### Given request
Could you retype the lines below, starting at the line holding "Reproduce this chart with Plotly." and stopping at the line holding "import plotly.graph_objects as go", inclusive? Copy them exactly and drop the images.

——————

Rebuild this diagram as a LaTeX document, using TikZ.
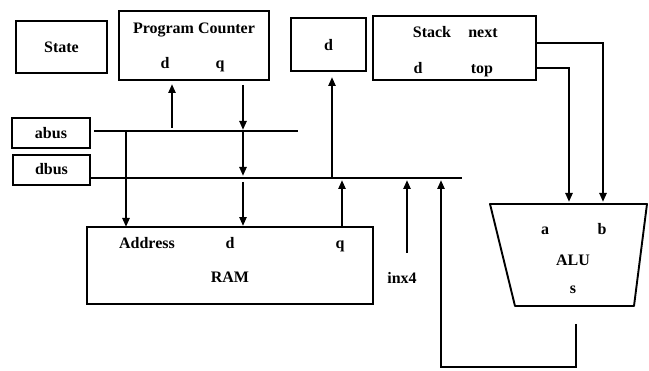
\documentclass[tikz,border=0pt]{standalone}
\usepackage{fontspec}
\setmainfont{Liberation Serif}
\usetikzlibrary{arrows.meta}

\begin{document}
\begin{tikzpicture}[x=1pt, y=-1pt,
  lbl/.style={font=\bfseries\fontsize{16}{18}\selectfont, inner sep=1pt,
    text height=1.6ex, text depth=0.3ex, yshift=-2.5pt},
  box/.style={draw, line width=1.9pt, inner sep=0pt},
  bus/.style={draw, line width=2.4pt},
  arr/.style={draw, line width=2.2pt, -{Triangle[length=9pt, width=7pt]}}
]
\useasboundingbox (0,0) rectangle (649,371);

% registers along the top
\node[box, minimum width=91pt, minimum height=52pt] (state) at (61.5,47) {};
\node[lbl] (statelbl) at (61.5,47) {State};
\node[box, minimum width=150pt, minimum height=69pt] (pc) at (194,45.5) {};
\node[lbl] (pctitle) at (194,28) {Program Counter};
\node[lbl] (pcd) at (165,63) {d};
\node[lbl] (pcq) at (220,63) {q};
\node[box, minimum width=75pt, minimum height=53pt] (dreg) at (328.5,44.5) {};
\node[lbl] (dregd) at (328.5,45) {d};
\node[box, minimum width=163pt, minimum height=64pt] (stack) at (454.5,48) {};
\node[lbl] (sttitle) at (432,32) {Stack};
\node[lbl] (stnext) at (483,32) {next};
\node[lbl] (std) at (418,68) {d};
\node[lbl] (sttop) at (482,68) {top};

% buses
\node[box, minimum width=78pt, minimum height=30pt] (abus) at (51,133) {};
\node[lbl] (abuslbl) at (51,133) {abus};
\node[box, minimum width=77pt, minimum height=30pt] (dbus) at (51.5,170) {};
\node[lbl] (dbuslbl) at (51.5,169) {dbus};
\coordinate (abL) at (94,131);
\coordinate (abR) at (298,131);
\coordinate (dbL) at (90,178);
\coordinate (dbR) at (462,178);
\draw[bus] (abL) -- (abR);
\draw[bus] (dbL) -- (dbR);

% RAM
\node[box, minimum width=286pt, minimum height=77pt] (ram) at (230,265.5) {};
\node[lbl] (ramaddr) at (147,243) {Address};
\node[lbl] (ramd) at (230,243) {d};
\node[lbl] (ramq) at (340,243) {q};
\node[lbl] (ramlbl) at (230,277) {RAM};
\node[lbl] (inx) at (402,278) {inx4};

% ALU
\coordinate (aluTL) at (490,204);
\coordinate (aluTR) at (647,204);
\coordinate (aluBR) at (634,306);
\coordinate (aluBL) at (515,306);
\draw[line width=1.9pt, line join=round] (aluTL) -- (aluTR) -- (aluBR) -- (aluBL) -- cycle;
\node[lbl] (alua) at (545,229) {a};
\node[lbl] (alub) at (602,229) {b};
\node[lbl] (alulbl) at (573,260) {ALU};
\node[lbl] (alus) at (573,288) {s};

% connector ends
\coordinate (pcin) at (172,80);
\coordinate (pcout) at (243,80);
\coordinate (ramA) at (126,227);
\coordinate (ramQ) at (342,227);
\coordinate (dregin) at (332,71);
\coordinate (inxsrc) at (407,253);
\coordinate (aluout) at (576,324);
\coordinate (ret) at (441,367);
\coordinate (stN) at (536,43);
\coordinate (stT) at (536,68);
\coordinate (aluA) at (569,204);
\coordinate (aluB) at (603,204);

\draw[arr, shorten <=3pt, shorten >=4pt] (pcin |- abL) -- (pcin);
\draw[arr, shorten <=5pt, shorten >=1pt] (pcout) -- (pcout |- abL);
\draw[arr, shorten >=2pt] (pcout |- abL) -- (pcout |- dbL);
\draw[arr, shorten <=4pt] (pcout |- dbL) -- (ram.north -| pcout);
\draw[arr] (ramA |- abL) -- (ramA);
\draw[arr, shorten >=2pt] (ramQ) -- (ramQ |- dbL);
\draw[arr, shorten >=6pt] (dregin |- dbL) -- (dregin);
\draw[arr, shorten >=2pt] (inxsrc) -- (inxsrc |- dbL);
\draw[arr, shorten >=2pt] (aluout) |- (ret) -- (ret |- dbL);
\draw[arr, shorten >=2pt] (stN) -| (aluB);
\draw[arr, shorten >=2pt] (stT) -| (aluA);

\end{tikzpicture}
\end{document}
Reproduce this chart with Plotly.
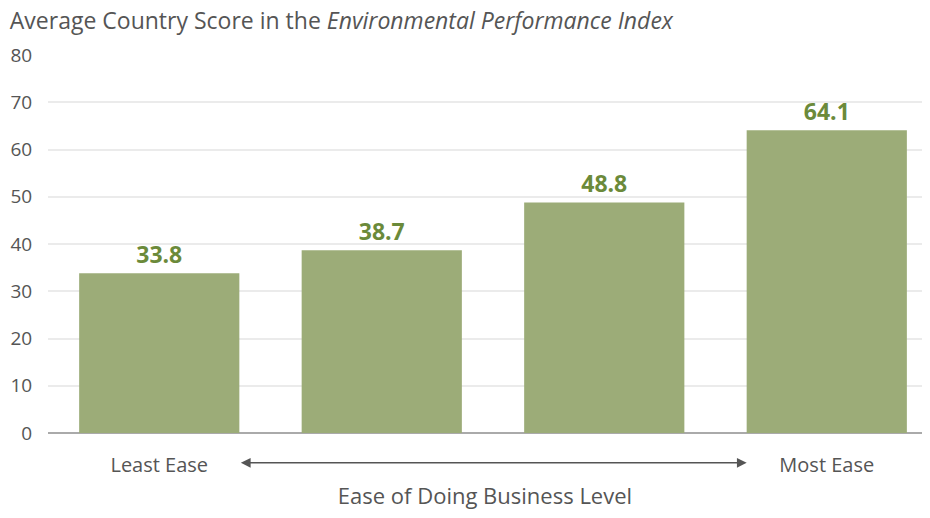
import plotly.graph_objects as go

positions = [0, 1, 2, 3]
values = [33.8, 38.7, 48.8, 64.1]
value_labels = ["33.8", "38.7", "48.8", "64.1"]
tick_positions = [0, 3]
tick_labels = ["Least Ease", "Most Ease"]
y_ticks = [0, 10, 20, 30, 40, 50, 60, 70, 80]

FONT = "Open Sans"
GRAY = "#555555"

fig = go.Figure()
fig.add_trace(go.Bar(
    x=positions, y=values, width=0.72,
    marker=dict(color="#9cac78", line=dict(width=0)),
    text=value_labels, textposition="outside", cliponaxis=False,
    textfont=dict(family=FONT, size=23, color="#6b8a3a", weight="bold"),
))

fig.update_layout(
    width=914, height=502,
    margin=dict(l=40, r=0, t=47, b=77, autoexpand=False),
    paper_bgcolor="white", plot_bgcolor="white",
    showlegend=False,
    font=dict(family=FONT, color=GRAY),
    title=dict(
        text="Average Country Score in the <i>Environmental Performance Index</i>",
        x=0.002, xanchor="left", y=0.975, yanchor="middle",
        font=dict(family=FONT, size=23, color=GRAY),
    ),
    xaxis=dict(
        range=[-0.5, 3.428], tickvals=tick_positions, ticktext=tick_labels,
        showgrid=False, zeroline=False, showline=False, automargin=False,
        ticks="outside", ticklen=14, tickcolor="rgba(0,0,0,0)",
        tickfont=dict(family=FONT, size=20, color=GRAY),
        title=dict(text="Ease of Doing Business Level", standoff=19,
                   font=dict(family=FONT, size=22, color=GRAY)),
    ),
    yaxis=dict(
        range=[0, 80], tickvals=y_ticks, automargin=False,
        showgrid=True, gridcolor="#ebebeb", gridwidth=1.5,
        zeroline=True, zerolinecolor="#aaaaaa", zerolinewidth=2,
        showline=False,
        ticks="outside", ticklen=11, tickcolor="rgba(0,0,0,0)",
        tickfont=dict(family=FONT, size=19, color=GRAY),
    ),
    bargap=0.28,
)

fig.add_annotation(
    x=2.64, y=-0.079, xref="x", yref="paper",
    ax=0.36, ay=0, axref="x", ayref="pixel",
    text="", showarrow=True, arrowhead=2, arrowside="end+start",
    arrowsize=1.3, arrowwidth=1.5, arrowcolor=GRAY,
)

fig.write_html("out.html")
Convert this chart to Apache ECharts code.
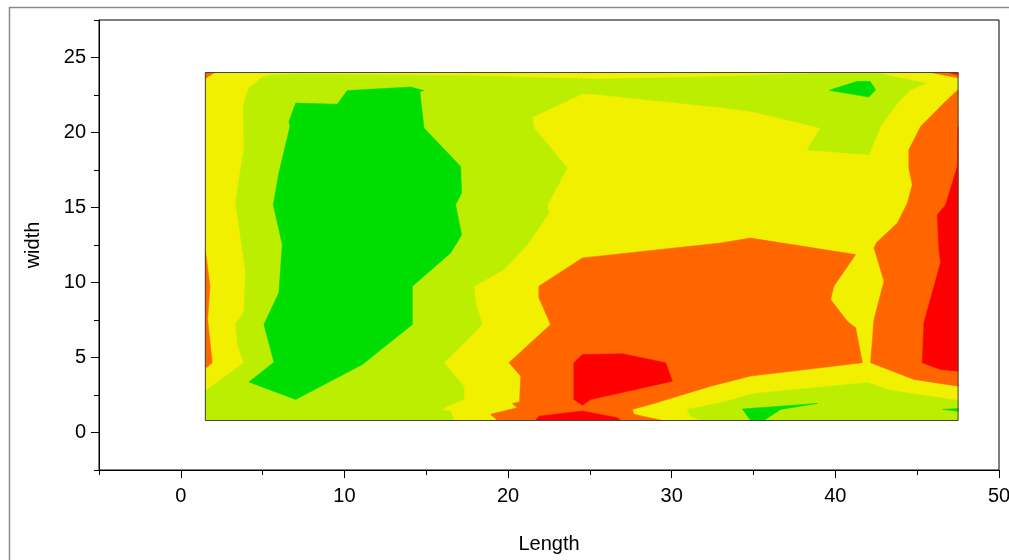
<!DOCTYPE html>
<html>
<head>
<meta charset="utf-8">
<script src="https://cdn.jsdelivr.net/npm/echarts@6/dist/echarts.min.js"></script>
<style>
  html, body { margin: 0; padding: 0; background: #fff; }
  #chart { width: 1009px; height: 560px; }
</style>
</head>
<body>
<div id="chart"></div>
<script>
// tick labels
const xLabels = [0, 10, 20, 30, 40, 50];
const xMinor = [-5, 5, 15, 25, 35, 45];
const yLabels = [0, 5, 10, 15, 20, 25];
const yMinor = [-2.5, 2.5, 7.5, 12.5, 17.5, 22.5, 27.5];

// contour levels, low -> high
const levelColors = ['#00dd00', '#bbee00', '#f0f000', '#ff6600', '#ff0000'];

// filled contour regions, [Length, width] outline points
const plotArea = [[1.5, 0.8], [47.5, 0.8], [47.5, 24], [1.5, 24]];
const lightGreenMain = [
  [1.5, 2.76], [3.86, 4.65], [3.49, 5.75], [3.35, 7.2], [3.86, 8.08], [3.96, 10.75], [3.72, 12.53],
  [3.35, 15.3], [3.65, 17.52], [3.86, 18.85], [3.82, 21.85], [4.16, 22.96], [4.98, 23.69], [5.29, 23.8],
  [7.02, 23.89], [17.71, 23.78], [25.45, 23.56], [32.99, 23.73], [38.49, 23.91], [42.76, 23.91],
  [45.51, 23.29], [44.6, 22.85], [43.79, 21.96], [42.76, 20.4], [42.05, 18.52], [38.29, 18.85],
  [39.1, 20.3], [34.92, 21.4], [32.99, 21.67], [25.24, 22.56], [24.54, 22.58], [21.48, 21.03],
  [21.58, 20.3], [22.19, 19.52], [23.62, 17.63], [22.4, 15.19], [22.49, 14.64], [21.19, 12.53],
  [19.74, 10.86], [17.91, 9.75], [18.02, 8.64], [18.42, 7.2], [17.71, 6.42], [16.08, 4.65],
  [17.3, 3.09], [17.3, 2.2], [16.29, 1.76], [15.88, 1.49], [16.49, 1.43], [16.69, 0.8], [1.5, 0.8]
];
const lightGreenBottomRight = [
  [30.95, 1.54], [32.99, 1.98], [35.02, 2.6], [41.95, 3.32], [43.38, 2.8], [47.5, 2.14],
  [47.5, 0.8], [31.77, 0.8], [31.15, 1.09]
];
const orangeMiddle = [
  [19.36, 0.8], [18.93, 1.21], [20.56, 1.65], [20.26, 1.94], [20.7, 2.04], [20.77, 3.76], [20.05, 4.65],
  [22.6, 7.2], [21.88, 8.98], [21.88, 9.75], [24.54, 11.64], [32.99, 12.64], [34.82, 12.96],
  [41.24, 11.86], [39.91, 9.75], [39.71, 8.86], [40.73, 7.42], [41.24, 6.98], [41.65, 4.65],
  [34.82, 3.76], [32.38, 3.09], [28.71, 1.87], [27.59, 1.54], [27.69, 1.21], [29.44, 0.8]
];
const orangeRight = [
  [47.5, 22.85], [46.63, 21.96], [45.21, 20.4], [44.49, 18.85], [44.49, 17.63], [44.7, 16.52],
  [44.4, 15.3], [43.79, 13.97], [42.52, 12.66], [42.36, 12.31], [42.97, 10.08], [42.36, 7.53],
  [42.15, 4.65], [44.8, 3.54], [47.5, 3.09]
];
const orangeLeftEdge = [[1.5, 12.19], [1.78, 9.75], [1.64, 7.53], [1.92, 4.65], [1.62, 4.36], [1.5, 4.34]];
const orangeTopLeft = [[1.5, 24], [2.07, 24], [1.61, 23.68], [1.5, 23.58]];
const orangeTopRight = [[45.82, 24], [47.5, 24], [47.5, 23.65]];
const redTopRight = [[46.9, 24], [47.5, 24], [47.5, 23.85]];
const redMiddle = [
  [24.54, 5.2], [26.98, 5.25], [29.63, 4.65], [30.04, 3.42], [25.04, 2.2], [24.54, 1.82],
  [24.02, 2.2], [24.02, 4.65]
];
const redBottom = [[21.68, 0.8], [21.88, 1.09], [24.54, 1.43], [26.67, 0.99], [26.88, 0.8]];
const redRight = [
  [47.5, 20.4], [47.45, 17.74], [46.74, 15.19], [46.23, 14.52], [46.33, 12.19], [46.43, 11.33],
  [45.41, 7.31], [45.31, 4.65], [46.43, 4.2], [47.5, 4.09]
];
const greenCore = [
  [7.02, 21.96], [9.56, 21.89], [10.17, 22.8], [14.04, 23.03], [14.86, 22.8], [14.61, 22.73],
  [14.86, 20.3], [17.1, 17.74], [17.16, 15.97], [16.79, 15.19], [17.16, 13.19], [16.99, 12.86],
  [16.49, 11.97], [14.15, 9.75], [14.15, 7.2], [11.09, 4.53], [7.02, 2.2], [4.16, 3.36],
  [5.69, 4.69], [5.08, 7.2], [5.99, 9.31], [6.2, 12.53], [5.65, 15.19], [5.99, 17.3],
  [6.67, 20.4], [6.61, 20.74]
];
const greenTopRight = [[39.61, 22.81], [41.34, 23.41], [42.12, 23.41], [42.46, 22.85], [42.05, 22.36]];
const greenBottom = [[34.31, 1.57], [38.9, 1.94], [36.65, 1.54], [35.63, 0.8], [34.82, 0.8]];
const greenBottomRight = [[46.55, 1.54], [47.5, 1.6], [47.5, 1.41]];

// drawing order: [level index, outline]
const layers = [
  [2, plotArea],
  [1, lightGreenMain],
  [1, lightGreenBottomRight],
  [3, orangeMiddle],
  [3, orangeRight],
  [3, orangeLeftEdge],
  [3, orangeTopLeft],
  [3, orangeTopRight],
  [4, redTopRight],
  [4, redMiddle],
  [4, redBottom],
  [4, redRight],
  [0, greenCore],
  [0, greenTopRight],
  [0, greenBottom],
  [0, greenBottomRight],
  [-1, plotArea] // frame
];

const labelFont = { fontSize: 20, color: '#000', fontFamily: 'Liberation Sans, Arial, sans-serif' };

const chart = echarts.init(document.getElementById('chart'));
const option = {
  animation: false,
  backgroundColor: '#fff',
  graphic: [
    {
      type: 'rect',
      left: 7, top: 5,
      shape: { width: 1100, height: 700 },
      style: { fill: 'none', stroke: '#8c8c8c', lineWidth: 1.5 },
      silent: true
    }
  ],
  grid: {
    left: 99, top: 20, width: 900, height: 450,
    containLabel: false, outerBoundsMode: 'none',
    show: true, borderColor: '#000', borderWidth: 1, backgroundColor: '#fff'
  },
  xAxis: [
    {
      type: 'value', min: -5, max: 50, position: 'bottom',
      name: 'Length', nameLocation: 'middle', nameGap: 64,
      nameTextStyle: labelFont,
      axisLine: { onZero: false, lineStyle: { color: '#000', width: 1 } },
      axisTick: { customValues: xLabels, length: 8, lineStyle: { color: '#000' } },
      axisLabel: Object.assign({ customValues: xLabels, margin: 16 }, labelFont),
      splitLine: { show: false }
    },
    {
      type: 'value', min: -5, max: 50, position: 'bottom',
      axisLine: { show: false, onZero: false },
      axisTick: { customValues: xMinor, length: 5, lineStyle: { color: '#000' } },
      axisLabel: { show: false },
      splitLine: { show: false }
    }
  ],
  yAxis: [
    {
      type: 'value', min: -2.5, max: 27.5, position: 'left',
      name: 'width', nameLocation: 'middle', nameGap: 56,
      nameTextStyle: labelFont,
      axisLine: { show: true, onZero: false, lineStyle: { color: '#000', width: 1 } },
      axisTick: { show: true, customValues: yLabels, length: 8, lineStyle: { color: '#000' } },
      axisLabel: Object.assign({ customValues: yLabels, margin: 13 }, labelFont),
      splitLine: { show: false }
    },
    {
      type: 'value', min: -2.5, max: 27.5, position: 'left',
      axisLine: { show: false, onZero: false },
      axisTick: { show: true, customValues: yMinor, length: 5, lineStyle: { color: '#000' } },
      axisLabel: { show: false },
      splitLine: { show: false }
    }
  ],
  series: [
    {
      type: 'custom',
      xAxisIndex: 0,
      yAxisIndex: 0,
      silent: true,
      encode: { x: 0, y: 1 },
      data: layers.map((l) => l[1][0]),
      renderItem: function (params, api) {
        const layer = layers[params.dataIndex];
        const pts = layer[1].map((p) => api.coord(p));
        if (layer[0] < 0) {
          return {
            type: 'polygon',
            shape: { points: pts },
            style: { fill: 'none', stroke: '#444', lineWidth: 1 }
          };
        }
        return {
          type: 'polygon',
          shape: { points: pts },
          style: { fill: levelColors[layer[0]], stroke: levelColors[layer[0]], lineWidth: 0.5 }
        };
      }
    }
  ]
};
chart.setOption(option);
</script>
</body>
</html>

——————

### The result
Reproduce this chart with Plotly.
import plotly.graph_objects as go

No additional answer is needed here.